Output all the material that follows, exactly as given.

=-=-=

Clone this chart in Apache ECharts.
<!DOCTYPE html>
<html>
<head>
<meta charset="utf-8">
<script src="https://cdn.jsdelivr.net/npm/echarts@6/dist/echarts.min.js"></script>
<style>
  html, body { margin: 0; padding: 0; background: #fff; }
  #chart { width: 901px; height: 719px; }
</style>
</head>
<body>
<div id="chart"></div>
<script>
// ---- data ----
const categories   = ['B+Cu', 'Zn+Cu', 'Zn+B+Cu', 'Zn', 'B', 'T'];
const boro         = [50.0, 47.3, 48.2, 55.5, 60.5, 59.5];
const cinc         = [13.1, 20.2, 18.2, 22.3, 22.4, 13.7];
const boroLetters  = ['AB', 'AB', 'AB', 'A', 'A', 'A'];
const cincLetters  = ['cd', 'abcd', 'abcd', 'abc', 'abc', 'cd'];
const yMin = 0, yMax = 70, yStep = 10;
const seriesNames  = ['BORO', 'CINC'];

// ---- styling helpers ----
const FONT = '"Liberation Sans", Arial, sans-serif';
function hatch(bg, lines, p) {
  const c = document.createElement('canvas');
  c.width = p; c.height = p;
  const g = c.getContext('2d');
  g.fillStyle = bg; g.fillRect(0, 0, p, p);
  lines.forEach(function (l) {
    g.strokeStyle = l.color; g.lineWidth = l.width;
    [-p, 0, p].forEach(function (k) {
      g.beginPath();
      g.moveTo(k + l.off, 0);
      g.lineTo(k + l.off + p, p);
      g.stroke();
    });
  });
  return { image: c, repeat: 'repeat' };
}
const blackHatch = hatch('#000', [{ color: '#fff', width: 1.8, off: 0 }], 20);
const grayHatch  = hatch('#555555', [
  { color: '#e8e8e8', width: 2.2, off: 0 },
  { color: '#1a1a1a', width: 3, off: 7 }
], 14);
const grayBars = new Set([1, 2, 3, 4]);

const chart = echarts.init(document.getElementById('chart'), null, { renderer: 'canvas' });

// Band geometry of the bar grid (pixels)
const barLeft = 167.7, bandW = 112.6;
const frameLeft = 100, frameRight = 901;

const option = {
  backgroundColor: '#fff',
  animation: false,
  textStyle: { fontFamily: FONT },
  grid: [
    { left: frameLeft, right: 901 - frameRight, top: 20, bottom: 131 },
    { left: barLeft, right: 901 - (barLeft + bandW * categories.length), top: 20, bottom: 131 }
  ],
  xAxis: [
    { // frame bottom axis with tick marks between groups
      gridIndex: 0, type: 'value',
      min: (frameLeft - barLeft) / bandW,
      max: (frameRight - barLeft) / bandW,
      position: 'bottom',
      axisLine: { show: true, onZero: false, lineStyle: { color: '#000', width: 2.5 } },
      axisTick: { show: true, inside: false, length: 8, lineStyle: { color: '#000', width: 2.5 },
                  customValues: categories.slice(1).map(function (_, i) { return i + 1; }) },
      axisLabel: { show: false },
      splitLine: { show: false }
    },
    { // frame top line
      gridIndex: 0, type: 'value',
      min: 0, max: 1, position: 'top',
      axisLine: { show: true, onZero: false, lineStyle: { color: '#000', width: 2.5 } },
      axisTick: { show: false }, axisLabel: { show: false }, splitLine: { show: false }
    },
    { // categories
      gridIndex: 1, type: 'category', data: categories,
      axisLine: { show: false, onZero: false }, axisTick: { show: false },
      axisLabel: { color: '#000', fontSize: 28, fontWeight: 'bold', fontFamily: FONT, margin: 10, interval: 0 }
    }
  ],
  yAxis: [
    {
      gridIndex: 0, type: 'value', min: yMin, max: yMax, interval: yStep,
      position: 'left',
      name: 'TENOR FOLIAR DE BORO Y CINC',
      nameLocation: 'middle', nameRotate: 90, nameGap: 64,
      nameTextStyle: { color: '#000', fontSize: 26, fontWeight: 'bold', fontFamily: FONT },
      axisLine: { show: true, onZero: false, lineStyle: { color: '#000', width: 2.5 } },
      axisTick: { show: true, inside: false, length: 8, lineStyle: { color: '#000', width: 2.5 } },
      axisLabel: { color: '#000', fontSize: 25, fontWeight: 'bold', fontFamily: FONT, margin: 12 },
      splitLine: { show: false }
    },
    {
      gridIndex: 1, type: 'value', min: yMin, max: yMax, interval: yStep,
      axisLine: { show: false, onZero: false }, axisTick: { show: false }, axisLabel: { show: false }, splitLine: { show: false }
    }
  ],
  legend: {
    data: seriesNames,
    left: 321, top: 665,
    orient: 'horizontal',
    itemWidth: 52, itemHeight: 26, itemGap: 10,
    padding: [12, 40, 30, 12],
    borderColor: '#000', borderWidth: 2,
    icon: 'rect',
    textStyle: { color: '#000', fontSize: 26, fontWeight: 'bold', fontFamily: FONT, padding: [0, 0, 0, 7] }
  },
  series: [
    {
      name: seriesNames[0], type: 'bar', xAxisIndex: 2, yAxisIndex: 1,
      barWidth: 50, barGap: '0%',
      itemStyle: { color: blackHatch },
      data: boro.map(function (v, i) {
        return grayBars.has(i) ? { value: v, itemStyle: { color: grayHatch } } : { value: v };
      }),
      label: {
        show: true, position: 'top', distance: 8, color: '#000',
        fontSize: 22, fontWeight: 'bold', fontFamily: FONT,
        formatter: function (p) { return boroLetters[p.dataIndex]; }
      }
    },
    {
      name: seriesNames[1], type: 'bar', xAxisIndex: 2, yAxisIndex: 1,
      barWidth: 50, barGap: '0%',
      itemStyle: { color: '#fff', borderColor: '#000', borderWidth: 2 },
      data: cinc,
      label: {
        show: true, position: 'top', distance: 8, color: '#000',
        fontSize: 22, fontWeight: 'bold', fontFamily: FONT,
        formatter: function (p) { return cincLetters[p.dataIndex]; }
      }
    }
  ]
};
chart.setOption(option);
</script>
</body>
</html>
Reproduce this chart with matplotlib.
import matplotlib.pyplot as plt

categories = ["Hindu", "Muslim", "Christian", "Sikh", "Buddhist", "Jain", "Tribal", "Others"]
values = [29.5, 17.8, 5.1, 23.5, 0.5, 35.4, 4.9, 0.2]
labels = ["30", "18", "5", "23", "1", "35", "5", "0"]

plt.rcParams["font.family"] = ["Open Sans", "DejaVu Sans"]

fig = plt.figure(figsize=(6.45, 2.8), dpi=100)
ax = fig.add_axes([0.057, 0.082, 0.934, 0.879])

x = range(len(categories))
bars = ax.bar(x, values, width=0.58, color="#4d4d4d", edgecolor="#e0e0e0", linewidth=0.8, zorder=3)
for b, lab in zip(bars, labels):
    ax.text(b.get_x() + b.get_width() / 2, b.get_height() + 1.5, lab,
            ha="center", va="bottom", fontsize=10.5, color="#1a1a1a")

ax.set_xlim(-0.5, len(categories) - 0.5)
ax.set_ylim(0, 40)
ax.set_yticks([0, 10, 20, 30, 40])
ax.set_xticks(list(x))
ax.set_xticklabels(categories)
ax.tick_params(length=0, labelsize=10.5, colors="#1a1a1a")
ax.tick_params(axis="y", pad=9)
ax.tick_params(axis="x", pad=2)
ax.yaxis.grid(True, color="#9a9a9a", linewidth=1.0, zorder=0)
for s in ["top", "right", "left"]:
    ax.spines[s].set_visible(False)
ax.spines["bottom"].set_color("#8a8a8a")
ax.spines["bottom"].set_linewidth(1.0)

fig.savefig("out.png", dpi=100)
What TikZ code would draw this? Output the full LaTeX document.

=-=-=

Final answer ▸
Clone this chart in Apache ECharts.
<!DOCTYPE html>
<html>
<head>
<meta charset="utf-8">
<script src="https://cdn.jsdelivr.net/npm/echarts@6/dist/echarts.min.js"></script>
<style>
  html, body { margin: 0; padding: 0; background: #fff; }
  #chart { width: 901px; height: 719px; }
</style>
</head>
<body>
<div id="chart"></div>
<script>
// ---- data ----
const categories   = ['B+Cu', 'Zn+Cu', 'Zn+B+Cu', 'Zn', 'B', 'T'];
const boro         = [50.0, 47.3, 48.2, 55.5, 60.5, 59.5];
const cinc         = [13.1, 20.2, 18.2, 22.3, 22.4, 13.7];
const boroLetters  = ['AB', 'AB', 'AB', 'A', 'A', 'A'];
const cincLetters  = ['cd', 'abcd', 'abcd', 'abc', 'abc', 'cd'];
const yMin = 0, yMax = 70, yStep = 10;
const seriesNames  = ['BORO', 'CINC'];

// ---- styling helpers ----
const FONT = '"Liberation Sans", Arial, sans-serif';
function hatch(bg, lines, p) {
  const c = document.createElement('canvas');
  c.width = p; c.height = p;
  const g = c.getContext('2d');
  g.fillStyle = bg; g.fillRect(0, 0, p, p);
  lines.forEach(function (l) {
    g.strokeStyle = l.color; g.lineWidth = l.width;
    [-p, 0, p].forEach(function (k) {
      g.beginPath();
      g.moveTo(k + l.off, 0);
      g.lineTo(k + l.off + p, p);
      g.stroke();
    });
  });
  return { image: c, repeat: 'repeat' };
}
const blackHatch = hatch('#000', [{ color: '#fff', width: 1.8, off: 0 }], 20);
const grayHatch  = hatch('#555555', [
  { color: '#e8e8e8', width: 2.2, off: 0 },
  { color: '#1a1a1a', width: 3, off: 7 }
], 14);
const grayBars = new Set([1, 2, 3, 4]);

const chart = echarts.init(document.getElementById('chart'), null, { renderer: 'canvas' });

// Band geometry of the bar grid (pixels)
const barLeft = 167.7, bandW = 112.6;
const frameLeft = 100, frameRight = 901;

const option = {
  backgroundColor: '#fff',
  animation: false,
  textStyle: { fontFamily: FONT },
  grid: [
    { left: frameLeft, right: 901 - frameRight, top: 20, bottom: 131 },
    { left: barLeft, right: 901 - (barLeft + bandW * categories.length), top: 20, bottom: 131 }
  ],
  xAxis: [
    { // frame bottom axis with tick marks between groups
      gridIndex: 0, type: 'value',
      min: (frameLeft - barLeft) / bandW,
      max: (frameRight - barLeft) / bandW,
      position: 'bottom',
      axisLine: { show: true, onZero: false, lineStyle: { color: '#000', width: 2.5 } },
      axisTick: { show: true, inside: false, length: 8, lineStyle: { color: '#000', width: 2.5 },
                  customValues: categories.slice(1).map(function (_, i) { return i + 1; }) },
      axisLabel: { show: false },
      splitLine: { show: false }
    },
    { // frame top line
      gridIndex: 0, type: 'value',
      min: 0, max: 1, position: 'top',
      axisLine: { show: true, onZero: false, lineStyle: { color: '#000', width: 2.5 } },
      axisTick: { show: false }, axisLabel: { show: false }, splitLine: { show: false }
    },
    { // categories
      gridIndex: 1, type: 'category', data: categories,
      axisLine: { show: false, onZero: false }, axisTick: { show: false },
      axisLabel: { color: '#000', fontSize: 28, fontWeight: 'bold', fontFamily: FONT, margin: 10, interval: 0 }
    }
  ],
  yAxis: [
    {
      gridIndex: 0, type: 'value', min: yMin, max: yMax, interval: yStep,
      position: 'left',
      name: 'TENOR FOLIAR DE BORO Y CINC',
      nameLocation: 'middle', nameRotate: 90, nameGap: 64,
      nameTextStyle: { color: '#000', fontSize: 26, fontWeight: 'bold', fontFamily: FONT },
      axisLine: { show: true, onZero: false, lineStyle: { color: '#000', width: 2.5 } },
      axisTick: { show: true, inside: false, length: 8, lineStyle: { color: '#000', width: 2.5 } },
      axisLabel: { color: '#000', fontSize: 25, fontWeight: 'bold', fontFamily: FONT, margin: 12 },
      splitLine: { show: false }
    },
    {
      gridIndex: 1, type: 'value', min: yMin, max: yMax, interval: yStep,
      axisLine: { show: false, onZero: false }, axisTick: { show: false }, axisLabel: { show: false }, splitLine: { show: false }
    }
  ],
  legend: {
    data: seriesNames,
    left: 321, top: 665,
    orient: 'horizontal',
    itemWidth: 52, itemHeight: 26, itemGap: 10,
    padding: [12, 40, 30, 12],
    borderColor: '#000', borderWidth: 2,
    icon: 'rect',
    textStyle: { color: '#000', fontSize: 26, fontWeight: 'bold', fontFamily: FONT, padding: [0, 0, 0, 7] }
  },
  series: [
    {
      name: seriesNames[0], type: 'bar', xAxisIndex: 2, yAxisIndex: 1,
      barWidth: 50, barGap: '0%',
      itemStyle: { color: blackHatch },
      data: boro.map(function (v, i) {
        return grayBars.has(i) ? { value: v, itemStyle: { color: grayHatch } } : { value: v };
      }),
      label: {
        show: true, position: 'top', distance: 8, color: '#000',
        fontSize: 22, fontWeight: 'bold', fontFamily: FONT,
        formatter: function (p) { return boroLetters[p.dataIndex]; }
      }
    },
    {
      name: seriesNames[1], type: 'bar', xAxisIndex: 2, yAxisIndex: 1,
      barWidth: 50, barGap: '0%',
      itemStyle: { color: '#fff', borderColor: '#000', borderWidth: 2 },
      data: cinc,
      label: {
        show: true, position: 'top', distance: 8, color: '#000',
        fontSize: 22, fontWeight: 'bold', fontFamily: FONT,
        formatter: function (p) { return cincLetters[p.dataIndex]; }
      }
    }
  ]
};
chart.setOption(option);
</script>
</body>
</html>
Reproduce this chart with matplotlib.
import matplotlib.pyplot as plt

categories = ["Hindu", "Muslim", "Christian", "Sikh", "Buddhist", "Jain", "Tribal", "Others"]
values = [29.5, 17.8, 5.1, 23.5, 0.5, 35.4, 4.9, 0.2]
labels = ["30", "18", "5", "23", "1", "35", "5", "0"]

plt.rcParams["font.family"] = ["Open Sans", "DejaVu Sans"]

fig = plt.figure(figsize=(6.45, 2.8), dpi=100)
ax = fig.add_axes([0.057, 0.082, 0.934, 0.879])

x = range(len(categories))
bars = ax.bar(x, values, width=0.58, color="#4d4d4d", edgecolor="#e0e0e0", linewidth=0.8, zorder=3)
for b, lab in zip(bars, labels):
    ax.text(b.get_x() + b.get_width() / 2, b.get_height() + 1.5, lab,
            ha="center", va="bottom", fontsize=10.5, color="#1a1a1a")

ax.set_xlim(-0.5, len(categories) - 0.5)
ax.set_ylim(0, 40)
ax.set_yticks([0, 10, 20, 30, 40])
ax.set_xticks(list(x))
ax.set_xticklabels(categories)
ax.tick_params(length=0, labelsize=10.5, colors="#1a1a1a")
ax.tick_params(axis="y", pad=9)
ax.tick_params(axis="x", pad=2)
ax.yaxis.grid(True, color="#9a9a9a", linewidth=1.0, zorder=0)
for s in ["top", "right", "left"]:
    ax.spines[s].set_visible(False)
ax.spines["bottom"].set_color("#8a8a8a")
ax.spines["bottom"].set_linewidth(1.0)

fig.savefig("out.png", dpi=100)
What TikZ code would draw this? Output the full LaTeX document.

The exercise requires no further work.